How many amps does an EV charge at on Level 2?

It depends on the car's onboard charger, which is the ceiling for AC (Level 2) charging. Most current mainstream EVs, including the Tesla Model 3 and Y, Rivian R1T and R1S, Ford Mustang Mach-E, Hyundai Ioniq 5, and Kia EV6, accept 48A (11.5 kW). Entry models like the Nissan Leaf and Toyota bZ4X accept about 32A (7.7 kW). Big-battery trucks like the Ford F-150 Lightning Extended Range and GMC Hummer EV can accept 80A (19.2 kW) with the right charger. These vary by trim and model year, so confirm your vehicle's onboard AC charger rating.

Does a bigger charger make my car charge faster?

Only up to your car's onboard charger limit. The onboard charger is the ceiling: if your car accepts 32A, plugging into a 48A charger still charges at 32A, not 48A. A larger charger only helps if the car can accept more. This is why you match the charger to the car's onboard rating, then size the circuit to the charger. Buying a 48A charger for a 32A-max car does no harm and future-proofs for your next EV, but it will not speed up the current one.

How do I size the wire for my EV, by the car or the charger?

By the charger, always. The wire and breaker are sized to the EVSE (the charger) at 125% of its output, never to the car (NEC 625.41, 625.42). The car only decides how many amps it will draw from that charger. So the workflow is: check your car's onboard AC charger maximum, pick a charger at or above it, then size the circuit to the charger. A 48A charger gets a 60A circuit with #6 copper whether the car draws the full 48A or only 32A.

How fast does an EV charge at 48 amps?

A 48A / 240V Level 2 charger delivers 11.5 kW, which adds roughly 35 to 44 miles of range per hour depending on the vehicle's efficiency. Over an overnight charge that is 350 to 440 miles, far more than a typical daily commute needs. A 32A charger (7.7 kW) adds about 24 to 30 miles per hour, and an 80A charger (19.2 kW) about 60 to 75, though only big-battery vehicles can accept 80A.

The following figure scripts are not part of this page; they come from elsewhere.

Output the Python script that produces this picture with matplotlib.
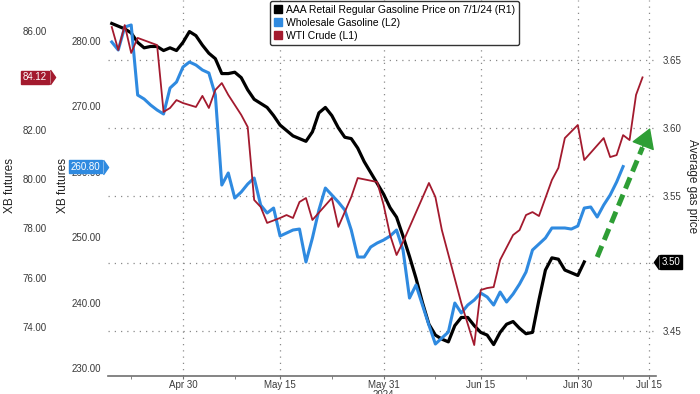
import numpy as np
import matplotlib

matplotlib.use("Agg")
import matplotlib.pyplot as plt
import matplotlib.dates as mdates
from matplotlib.patches import Patch
from matplotlib.ticker import FixedLocator, FormatStrFormatter

plt.rcParams["font.family"] = ["Liberation Sans", "DejaVu Sans"]

BASE = np.datetime64("2024-04-30")

# AAA retail gasoline, $/gal (right axis), daily from Apr 19
AAA_DAYS = list(range(-11, 63))
AAA_PRICE = [3.677, 3.675, 3.673, 3.670, 3.663, 3.659, 3.660, 3.660, 3.657, 3.659, 3.657,
             3.663, 3.671, 3.668, 3.661, 3.655, 3.651, 3.640, 3.640, 3.641, 3.637,
             3.628, 3.621, 3.618, 3.615, 3.609, 3.602, 3.598, 3.594, 3.592, 3.590,
             3.597, 3.611, 3.615, 3.609, 3.600, 3.593, 3.592, 3.585, 3.575, 3.567,
             3.559, 3.551, 3.541, 3.534, 3.520, 3.505, 3.489, 3.471, 3.455, 3.447,
             3.444, 3.442, 3.454, 3.460, 3.460, 3.454, 3.449, 3.447, 3.440, 3.449,
             3.455, 3.457, 3.452, 3.448, 3.449, 3.473, 3.495, 3.504, 3.503, 3.495,
             3.493, 3.491, 3.501]

# wholesale gasoline (XB futures, c/gal, inner left axis)
XB_DAYS = list(range(-11, 69))
XB_PRICE = [279.85, 278.62, 282.14, 282.45, 271.74, 271.13, 270.21, 269.45, 268.84, 272.81,
            273.73, 276.02, 276.79, 276.33, 275.57, 275.11, 271.74, 257.98, 259.82, 255.99,
            256.91, 258.13, 259.05, 254.92, 253.70, 254.46, 250.18, 250.64, 251.10, 251.25,
            246.21, 249.88, 254.16, 257.52, 256.45, 255.38, 254.16, 251.10, 246.97, 246.97,
            248.50, 249.11, 249.57, 250.18, 251.10, 248.04, 240.70, 242.69, 239.63, 236.57,
            233.67, 234.59, 235.50, 239.94, 238.41, 239.63, 240.40, 241.47, 240.86, 239.63,
            241.62, 240.09, 241.31, 242.84, 244.68, 248.04, 248.96, 249.88, 251.41, 251.41,
            251.41, 251.25, 251.71, 254.46, 254.62, 253.09, 254.92, 256.45, 258.44, 260.80]

# WTI crude, $/bbl (outer left axis)
WTI_DAYS = [-11, -10, -9, -8, -7, -4, -3, -2, -1, 0, 2, 3, 4, 5, 6, 7, 9, 10, 11, 12,
            13, 15, 16, 17, 18, 19, 20, 23, 24, 26, 27, 30, 31, 32, 33, 34, 38, 39, 40, 43,
            45, 46, 47, 48, 49, 51, 52, 53, 54, 55, 57, 58, 59, 61, 62, 65, 66, 67, 68, 69,
            70, 71]
WTI_PRICE = [86.16, 85.23, 86.24, 85.11, 85.72, 85.43, 82.72, 82.88, 83.20, 83.08,
             82.92, 83.37, 82.88, 83.61, 83.89, 83.41, 82.60, 82.11, 79.15, 78.87,
             78.22, 78.42, 78.54, 78.42, 79.07, 79.23, 78.34, 79.23, 78.06, 79.27,
             80.04, 79.88, 78.95, 77.73, 76.92, 77.45, 79.84, 79.27, 77.93, 74.97,
             73.27, 75.50, 75.58, 75.62, 76.72, 77.73, 77.93, 78.54, 78.66, 78.50,
             79.96, 80.45, 81.66, 82.19, 80.77, 81.66, 80.89, 80.97, 81.78, 81.58,
             83.41, 84.12]

LABELS = ["AAA Retail Regular Gasoline Price on 7/1/24 (R1)",
          "Wholesale Gasoline (L2)", "WTI Crude (L1)"]
TICK_DATES = ["2024-04-30", "2024-05-15", "2024-05-31", "2024-06-15", "2024-06-30", "2024-07-11"]
TICK_TEXT = ["Apr 30", "May 15", "May 31", "Jun 15", "Jun 30", "Jul 15"]
MINOR_DATES = ["2024-04-22", "2024-05-08", "2024-05-23", "2024-06-08", "2024-06-22", "2024-07-07"]

BLACK, BLUE, RED, GREEN = "#000000", "#2f8ae0", "#a31a2e", "#2e9e35"
TXT = "#3a3a3a"


def dates(days):
    return BASE + np.array(days).astype("timedelta64[D]")


fig = plt.figure(figsize=(7, 3.94), dpi=100)
ax = fig.add_axes([108 / 700, 18 / 394, 548 / 700, 376 / 394])
ax_xb = ax.twinx()
ax_wti = ax.twinx()
ax.yaxis.tick_right()

ax.plot(dates(AAA_DAYS), AAA_PRICE, color=BLACK, lw=2.3, solid_joinstyle="round")
ax_xb.plot(dates(XB_DAYS), XB_PRICE, color=BLUE, lw=2.2, solid_joinstyle="round")
ax_wti.plot(dates(WTI_DAYS), WTI_PRICE, color=RED, lw=1.3)

ax.set_xlim(BASE - np.timedelta64(278, "h"), BASE + np.timedelta64(1754, "h"))
ax.set_ylim(3.4168, 3.6943)
ax_xb.set_ylim(228.78, 286.27)
ax_wti.set_ylim(72.015, 87.257)

ax.set_yticks([3.45, 3.50, 3.55, 3.60, 3.65])
ax_xb.set_yticks([230, 240, 250, 260, 270, 280])
ax_wti.set_yticks([74, 76, 78, 80, 82, 84, 86])
for a in (ax, ax_xb, ax_wti):
    a.yaxis.set_major_formatter(FormatStrFormatter("%.2f"))
    a.tick_params(axis="y", length=0, pad=5, labelsize=7, labelcolor=TXT)
    for s in a.spines.values():
        s.set_visible(False)
ax_xb.yaxis.tick_left()
ax_wti.yaxis.tick_left()
ax_wti.spines["left"].set_position(("outward", 39))

ax.spines["bottom"].set_visible(True)
ax.spines["bottom"].set_color("#707070")
ax.spines["bottom"].set_linewidth(1.2)
ax.xaxis.set_major_locator(FixedLocator(mdates.date2num(np.array(TICK_DATES, dtype="datetime64[D]"))))
ax.xaxis.set_minor_locator(FixedLocator(mdates.date2num(np.array(MINOR_DATES, dtype="datetime64[D]"))))
ax.set_xticklabels(TICK_TEXT)
ax.tick_params(axis="x", which="major", length=2.5, color="#707070", pad=0.5, labelsize=7, labelcolor=TXT)
ax.tick_params(axis="x", which="minor", length=2.5, color="#707070")
ax.grid(True, which="major", ls=(0, (1, 4)), color="#8a8a8a", lw=0.9)

fig.text(383 / 700, 4 / 394, "2024", ha="center", va="top", fontsize=7, color=TXT)

fig.text(10 / 700, 0.53, "XB futures", rotation=90, ha="center", va="center", fontsize=8.5, color="#222")
fig.text(63 / 700, 0.53, "XB futures", rotation=90, ha="center", va="center", fontsize=8.5, color="#222")
fig.text(692 / 700, 0.528, "Average gas price", rotation=270, ha="center", va="center",
         fontsize=8.5, color="#222")


def tag(a, y, text, color, x_txt, x_tip, right=True):
    tr = a.get_yaxis_transform()
    a.text(x_txt, y, text, transform=tr, ha="right" if right else "left", va="center",
           fontsize=7, color="white", zorder=10, clip_on=False,
           bbox=dict(boxstyle="square,pad=0.18", fc=color, ec=color))
    verts = [(0, -1), (0.7, 0), (0, 1)] if right else [(0, -1), (-0.7, 0), (0, 1)]
    a.plot([x_tip], [y], marker=verts, ms=10.5, color=color, transform=tr,
           clip_on=False, zorder=10, lw=0)


tag(ax_wti, WTI_PRICE[-1], f"{WTI_PRICE[-1]:.2f}", RED, (47 - 108) / 548, (49.5 - 108) / 548)
tag(ax_xb, XB_PRICE[-1], f"{XB_PRICE[-1]:.2f}", BLUE, (100 - 108) / 548, (102.5 - 108) / 548)
tag(ax, AAA_PRICE[-1], f"{AAA_PRICE[-1]:.2f}", BLACK, (662 - 108) / 548, (659.5 - 108) / 548,
    right=False)

# green dashed arrow
t0, v0 = BASE + np.timedelta64(64 * 24, "h"), 3.5046
t1, v1 = BASE + np.timedelta64(int(71.0 * 24), "h"), 3.5855
t2, v2 = BASE + np.timedelta64(int(72.2 * 24), "h"), 3.5998
ax.plot([t0, t1], [v0, v1], color=GREEN, lw=3.6, dashes=(2.4, 1.3), solid_capstyle="butt",
        clip_on=False, zorder=5)
ax.annotate("", xy=(t2, v2), xytext=(t1, v1),
            arrowprops=dict(arrowstyle="-|>,head_length=0.9,head_width=0.55", color=GREEN,
                            lw=1, mutation_scale=14, shrinkA=0, shrinkB=0),
            annotation_clip=False, zorder=5)

handles = [Patch(fc=c, ec=c) for c in (BLACK, BLUE, RED)]
leg = ax_wti.legend(handles, LABELS, loc="upper left", bbox_to_anchor=(0.296, 0.997),
                    fontsize=7.5, handlelength=0.8, handleheight=0.8, handletextpad=0.4,
                    borderpad=0.35, labelspacing=0.3, frameon=True, fancybox=True,
                    framealpha=1, borderaxespad=0)
leg.get_frame().set_edgecolor("#333333")
leg.get_frame().set_linewidth(1.0)
leg.set_zorder(20)

fig.savefig("out.png", dpi=100)
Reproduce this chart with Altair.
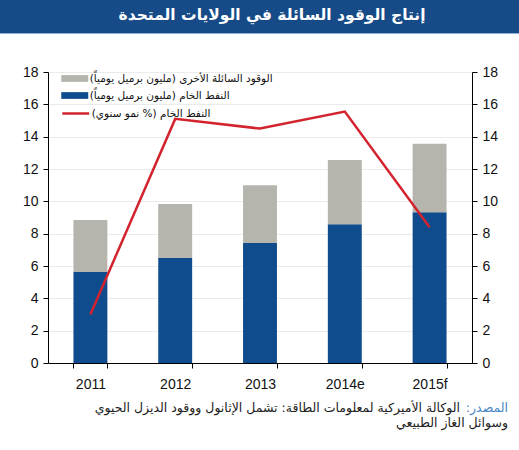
import altair as alt
import pandas as pd

years = ["2011", "2012", "2013", "2014e", "2015f"]
crude = [5.63, 6.50, 7.43, 8.59, 9.33]
other = [3.21, 3.33, 3.57, 3.96, 4.23]
growth = [3.0, 15.1, 14.5, 15.55, 8.4]

lab_other = "الوقود السائلة الأخرى (مليون برميل يومياً)"
lab_crude = "النفط الخام (مليون برميل يومياً)"
lab_growth = "النفط الخام (% نمو سنوي)"
title_txt = "إنتاج الوقود السائلة في الولايات المتحدة"
src_lbl = "المصدر:\u200f"
src_line1 = "الوكالة الأميركية لمعلومات الطاقة: تشمل الإثانول ووقود الديزل الحيوي"
src_line2 = "وسوائل الغاز الطبيعي"

W, H = 424, 291
AR_FONT = "DejaVu Sans"
NUM_FONT = "Liberation Sans"

bars_df = pd.DataFrame({
    "year": years * 2,
    "value": crude + other,
    "series": [lab_crude] * 5 + [lab_other] * 5,
    "ord": [0] * 5 + [1] * 5,
})
line_df = pd.DataFrame({"year": years, "growth": growth, "s": [lab_growth] * 5})

xscale = alt.Scale(domain=years, paddingInner=0.6, paddingOuter=0.3)
xaxis = alt.Axis(title=None, labelFont=NUM_FONT, labelFontSize=14, labelColor="#111",
                 labelAngle=0, domainColor="#000", tickColor="#000", tickSize=5,
                 tickBand="extent", labelPadding=9, grid=False, domainWidth=1)

bars = alt.Chart(bars_df).mark_bar().encode(
    x=alt.X("year:N", scale=xscale, axis=xaxis, sort=years),
    y=alt.Y("value:Q", stack="zero",
            scale=alt.Scale(domain=[0, 18], nice=False),
            axis=alt.Axis(title=None, values=list(range(0, 19, 2)), orient="left",
                          labelFont=NUM_FONT, labelFontSize=14, labelColor="#111",
                          domainColor="#000", tickColor="#000", tickSize=5,
                          labelPadding=5, grid=True, gridColor="#ebebeb")),
    color=alt.Color("series:N",
                    scale=alt.Scale(domain=[lab_other, lab_crude], range=["#b5b5ae", "#0f4c8d"]),
                    legend=alt.Legend(title=None, orient="none", legendX=19.75, legendY=-0.5,
                                      symbolType="M-2,-0.5H2V0.5H-2Z", symbolSize=182,
                                      symbolStrokeWidth=0, padding=0, rowPadding=4,
                                      labelOffset=8, labelFont=AR_FONT, labelFontSize=10.5,
                                      labelColor="#111", labelLimit=400)),
    order=alt.Order("ord:Q"),
)

line = alt.Chart(line_df).mark_line(strokeWidth=2.5).encode(
    x=alt.X("year:N", scale=xscale, sort=years),
    y=alt.Y("growth:Q", scale=alt.Scale(domain=[0, 18], nice=False),
            axis=alt.Axis(title=None, values=list(range(0, 19, 2)), orient="right",
                          labelFont=NUM_FONT, labelFontSize=14, labelColor="#111",
                          domainColor="#000", tickColor="#000", tickSize=5,
                          labelPadding=5, grid=False)),
    stroke=alt.Stroke("s:N", scale=alt.Scale(domain=[lab_growth], range=["#d2232e"]),
                      legend=alt.Legend(title=None, orient="none", legendX=19.75, legendY=33.5,
                                        symbolType="M-2,0H2", symbolSize=182,
                                        symbolStrokeWidth=2.5, padding=0,
                                        labelOffset=8, labelFont=AR_FONT, labelFontSize=10.5,
                                        labelColor="#111", labelLimit=400)),
)

banner_df = pd.DataFrame({"t": [title_txt]})
banner = alt.Chart(banner_df).mark_rect(color="#164b88").encode(
    x=alt.value(-48), x2=alt.value(W + 47), y=alt.value(-72), y2=alt.value(-39))
banner_line = alt.Chart(banner_df).mark_rule(color="#8fb0d4", strokeWidth=1).encode(
    x=alt.value(-48), x2=alt.value(W + 47), y=alt.value(-38.5))
banner_text = alt.Chart(banner_df).mark_text(
    font=AR_FONT, fontSize=15.5, fontWeight="bold", color="white", align="center",
    baseline="middle").encode(text="t:N", x=alt.value(224), y=alt.value(-57))

src_df = pd.DataFrame({"a": [src_lbl], "b": [src_line1], "c": [src_line2]})
src1 = alt.Chart(src_df).mark_text(font=AR_FONT, fontSize=12.5, color="#4a86c5", align="right",
                                   baseline="middle").encode(text="a:N", x=alt.value(460), y=alt.value(336))
src2 = alt.Chart(src_df).mark_text(font=AR_FONT, fontSize=12.5, color="#222", align="right",
                                   baseline="middle").encode(text="b:N", x=alt.value(412), y=alt.value(336))
src3 = alt.Chart(src_df).mark_text(font=AR_FONT, fontSize=12.5, color="#222", align="right",
                                   baseline="middle").encode(text="c:N", x=alt.value(460), y=alt.value(351))

chart = alt.layer(bars, line, banner, banner_line, banner_text, src1, src2, src3).resolve_scale(
    y="independent", color="independent", stroke="independent"
).properties(
    width=W, height=H,
    autosize=alt.AutoSizeParams(type="none"),
    padding={"left": 48, "top": 72, "right": 47, "bottom": 87},
).configure_view(stroke=None).configure(background="white")

chart.save("out.html", embed_options={"renderer": "svg", "actions": False})
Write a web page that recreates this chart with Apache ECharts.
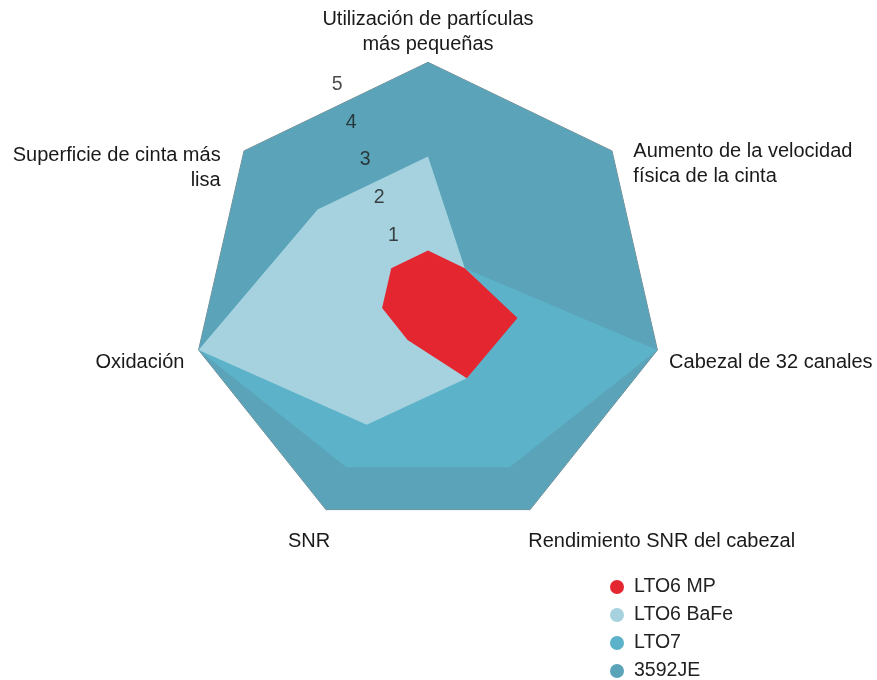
<!DOCTYPE html>
<html>
<head>
<meta charset="utf-8">
<script src="https://cdn.jsdelivr.net/npm/echarts@6/dist/echarts.min.js"></script>
<style>
html,body{margin:0;padding:0;background:#fff;}
#chart{width:877px;height:680px;}
</style>
</head>
<body>
<div id="chart"></div>
<script>
// Indicators in counter-clockwise order starting at the top
const indicators = [
  'Utilización de partículas\nmás pequeñas',
  'Superficie de cinta más\nlisa',
  'Oxidación',
  'SNR',
  'Rendimiento SNR del cabezal',
  'Cabezal de 32 canales',
  'Aumento de la velocidad\nfísica de la cinta'
];
const seriesNames = ['LTO6 MP', 'LTO6 BaFe', 'LTO7', '3592JE'];
const valuesLTO6MP   = [1, 1, 1, 1, 1.9, 1.95, 1];
const valuesLTO6BaFe = [3, 3, 5, 3, 1.9, 1.9, 1];
const valuesLTO7     = [3, 3, 5, 4, 4, 5, 1];
const values3592JE   = [5, 5, 5, 5, 5, 5, 5];
const scaleTicks = [1, 2, 3, 4, 5];
const scaleMax = 5;

const colors = {
  'LTO6 MP': '#E42631',
  'LTO6 BaFe': '#A5D2DE',
  'LTO7': '#5CB2C8',
  '3592JE': '#5BA3B8'
};
const FONT = '"Liberation Sans", Arial, sans-serif';
const FS = 20;
const LFS = 19.5;
// fine shifts [dx, dy] of each indicator name from its default place
const nameShift = [[0, 7], [-14, 25], [-2.5, 10], [9.5, 21], [-7, 21], [0, 10], [12, 21]];

const rich = {};
nameShift.forEach(function (s, i) {
  const dx = s[0], dy = s[1];
  const align = i === 0 ? 'center' : (i <= 3 ? 'right' : 'left');
  let pl = 0, pr = 0;
  if (align === 'left') pl = dx;
  else if (align === 'right') pr = -dx;
  else pl = 2 * dx;
  rich['n' + i] = {
    fontSize: FS, fontFamily: FONT, color: '#1a1a1a', lineHeight: 25,
    padding: [dy > 0 ? 2 * dy : 0, pr, dy < 0 ? -2 * dy : 0, pl]
  };
});

const chart = echarts.init(document.getElementById('chart'), null, {renderer: 'canvas'});

const drawOrder = [
  {name: '3592JE', value: values3592JE},
  {name: 'LTO7', value: valuesLTO7},
  {name: 'LTO6 BaFe', value: valuesLTO6BaFe},
  {name: 'LTO6 MP', value: valuesLTO6MP}
];

const option = {
  backgroundColor: '#ffffff',
  animation: false,
  legend: {
    data: seriesNames,
    orient: 'vertical',
    left: 610,
    top: 577,
    width: 250,
    height: 140,
    padding: 0,
    icon: 'circle',
    itemWidth: 14,
    itemHeight: 14,
    itemGap: 8,
    textStyle: {fontSize: LFS, color: '#222', fontFamily: FONT, padding: [0, 0, 0, 5]}
  },
  radar: {
    center: [428, 297.6],
    radius: 235.3,
    startAngle: 90,
    shape: 'polygon',
    splitNumber: 5,
    indicator: indicators.map(n => ({name: n, min: 0, max: scaleMax})),
    axisName: {
      color: '#1a1a1a', fontSize: FS, fontFamily: FONT, lineHeight: 25,
      formatter: function (name) {
        const i = indicators.indexOf(name);
        return name.split('\n').map(l => '{n' + i + '|' + l + '}').join('\n');
      },
      rich: rich
    },
    nameGap: 12,
    splitLine: {show: false},
    splitArea: {show: false},
    axisLine: {show: false},
    axisTick: {show: false},
    axisLabel: {show: false}
  },
  // hidden polar system that carries the slanted scale labels 1..5
  polar: {center: [407.3, 273.6], radius: 201.8},
  angleAxis: {type: 'value', min: 0, max: 360, startAngle: 110.3, show: false},
  radiusAxis: {type: 'value', min: 0, max: scaleMax, show: false},
  series: [
    {
      type: 'radar',
      radarIndex: 0,
      symbol: 'none',
      data: drawOrder.map(d => ({
        name: d.name,
        value: d.value,
        itemStyle: {color: colors[d.name]},
        lineStyle: d.name === '3592JE' ? {width: 0.7, color: '#3a4a50'} : {width: 0, opacity: 0},
        areaStyle: {color: colors[d.name], opacity: 1}
      }))
    },
    {
      type: 'scatter',
      name: 'scale',
      coordinateSystem: 'polar',
      symbolSize: 0,
      silent: true,
      data: scaleTicks.map(v => [v, 0]),
      label: {
        show: true,
        position: 'inside',
        align: 'center',
        verticalAlign: 'middle',
        fontSize: LFS,
        color: '#1a1a1a',
        textBorderWidth: 0,
        fontFamily: FONT,
        formatter: p => String(p.value[0])
      }
    }
  ]
};
chart.setOption(option);
</script>
</body>
</html>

What amperage does a Tesla or F-150 Lightning charge at?

A Tesla Model 3 or Model Y (and Model S/X) has a 48A onboard charger, so it charges at up to 48A / 11.5 kW on Level 2, which pairs with the 48A Tesla Wall Connector on a 60A circuit. The Ford F-150 Lightning is 48A on most trims, but the Extended Range battery paired with Ford's 80A Charge Station Pro accepts up to 80A / 19.2 kW on a 100A circuit. Always check your specific trim and model year, since onboard charger sizes change between versions.